----- DATASET EXCERPT
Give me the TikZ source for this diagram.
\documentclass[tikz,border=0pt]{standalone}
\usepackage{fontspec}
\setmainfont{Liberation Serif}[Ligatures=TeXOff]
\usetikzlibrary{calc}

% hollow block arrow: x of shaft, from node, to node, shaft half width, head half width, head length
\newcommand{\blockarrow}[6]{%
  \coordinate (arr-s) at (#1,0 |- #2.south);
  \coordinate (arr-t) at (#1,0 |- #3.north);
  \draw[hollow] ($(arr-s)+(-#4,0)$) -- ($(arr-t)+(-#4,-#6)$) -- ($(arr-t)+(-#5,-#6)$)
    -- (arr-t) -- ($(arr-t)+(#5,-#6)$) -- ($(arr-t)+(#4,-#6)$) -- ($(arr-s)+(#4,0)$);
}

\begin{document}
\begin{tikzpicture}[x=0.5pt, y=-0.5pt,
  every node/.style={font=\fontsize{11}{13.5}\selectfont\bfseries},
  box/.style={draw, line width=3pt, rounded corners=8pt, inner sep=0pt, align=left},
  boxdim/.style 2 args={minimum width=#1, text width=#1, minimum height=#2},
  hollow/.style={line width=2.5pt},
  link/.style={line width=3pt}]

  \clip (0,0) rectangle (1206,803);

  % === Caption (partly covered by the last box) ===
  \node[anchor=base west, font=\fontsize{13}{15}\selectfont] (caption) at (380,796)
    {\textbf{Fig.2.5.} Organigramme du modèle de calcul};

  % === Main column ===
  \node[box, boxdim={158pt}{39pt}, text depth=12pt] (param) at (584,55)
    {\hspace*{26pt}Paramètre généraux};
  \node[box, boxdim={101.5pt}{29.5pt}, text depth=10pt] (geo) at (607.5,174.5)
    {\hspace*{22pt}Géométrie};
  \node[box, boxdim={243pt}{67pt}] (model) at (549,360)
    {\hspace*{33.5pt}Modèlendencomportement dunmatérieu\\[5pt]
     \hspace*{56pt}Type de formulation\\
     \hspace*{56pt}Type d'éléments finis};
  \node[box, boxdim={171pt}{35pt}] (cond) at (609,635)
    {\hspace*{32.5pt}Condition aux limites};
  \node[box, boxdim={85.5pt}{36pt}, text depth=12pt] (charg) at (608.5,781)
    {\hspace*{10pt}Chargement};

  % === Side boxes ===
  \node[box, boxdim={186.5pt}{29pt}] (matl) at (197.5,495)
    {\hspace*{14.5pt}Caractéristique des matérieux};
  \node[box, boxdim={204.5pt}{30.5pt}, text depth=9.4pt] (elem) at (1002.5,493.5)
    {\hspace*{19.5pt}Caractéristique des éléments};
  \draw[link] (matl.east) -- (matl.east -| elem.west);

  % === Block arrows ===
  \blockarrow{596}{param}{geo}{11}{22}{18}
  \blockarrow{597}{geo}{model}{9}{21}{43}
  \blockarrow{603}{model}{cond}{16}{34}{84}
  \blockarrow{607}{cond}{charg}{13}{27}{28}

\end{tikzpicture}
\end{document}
----------
§ **GIVEN EXERCISE**
Transcribe the data above in full, exactly.

§ **RESULT FOR THIS EXERCISE**
Give me the TikZ source for this diagram.
\documentclass[tikz,border=0pt]{standalone}
\usepackage{fontspec}
\setmainfont{Liberation Serif}[Ligatures=TeXOff]
\usetikzlibrary{calc}

% hollow block arrow: x of shaft, from node, to node, shaft half width, head half width, head length
\newcommand{\blockarrow}[6]{%
  \coordinate (arr-s) at (#1,0 |- #2.south);
  \coordinate (arr-t) at (#1,0 |- #3.north);
  \draw[hollow] ($(arr-s)+(-#4,0)$) -- ($(arr-t)+(-#4,-#6)$) -- ($(arr-t)+(-#5,-#6)$)
    -- (arr-t) -- ($(arr-t)+(#5,-#6)$) -- ($(arr-t)+(#4,-#6)$) -- ($(arr-s)+(#4,0)$);
}

\begin{document}
\begin{tikzpicture}[x=0.5pt, y=-0.5pt,
  every node/.style={font=\fontsize{11}{13.5}\selectfont\bfseries},
  box/.style={draw, line width=3pt, rounded corners=8pt, inner sep=0pt, align=left},
  boxdim/.style 2 args={minimum width=#1, text width=#1, minimum height=#2},
  hollow/.style={line width=2.5pt},
  link/.style={line width=3pt}]

  \clip (0,0) rectangle (1206,803);

  % === Caption (partly covered by the last box) ===
  \node[anchor=base west, font=\fontsize{13}{15}\selectfont] (caption) at (380,796)
    {\textbf{Fig.2.5.} Organigramme du modèle de calcul};

  % === Main column ===
  \node[box, boxdim={158pt}{39pt}, text depth=12pt] (param) at (584,55)
    {\hspace*{26pt}Paramètre généraux};
  \node[box, boxdim={101.5pt}{29.5pt}, text depth=10pt] (geo) at (607.5,174.5)
    {\hspace*{22pt}Géométrie};
  \node[box, boxdim={243pt}{67pt}] (model) at (549,360)
    {\hspace*{33.5pt}Modèlendencomportement dunmatérieu\\[5pt]
     \hspace*{56pt}Type de formulation\\
     \hspace*{56pt}Type d'éléments finis};
  \node[box, boxdim={171pt}{35pt}] (cond) at (609,635)
    {\hspace*{32.5pt}Condition aux limites};
  \node[box, boxdim={85.5pt}{36pt}, text depth=12pt] (charg) at (608.5,781)
    {\hspace*{10pt}Chargement};

  % === Side boxes ===
  \node[box, boxdim={186.5pt}{29pt}] (matl) at (197.5,495)
    {\hspace*{14.5pt}Caractéristique des matérieux};
  \node[box, boxdim={204.5pt}{30.5pt}, text depth=9.4pt] (elem) at (1002.5,493.5)
    {\hspace*{19.5pt}Caractéristique des éléments};
  \draw[link] (matl.east) -- (matl.east -| elem.west);

  % === Block arrows ===
  \blockarrow{596}{param}{geo}{11}{22}{18}
  \blockarrow{597}{geo}{model}{9}{21}{43}
  \blockarrow{603}{model}{cond}{16}{34}{84}
  \blockarrow{607}{cond}{charg}{13}{27}{28}

\end{tikzpicture}
\end{document}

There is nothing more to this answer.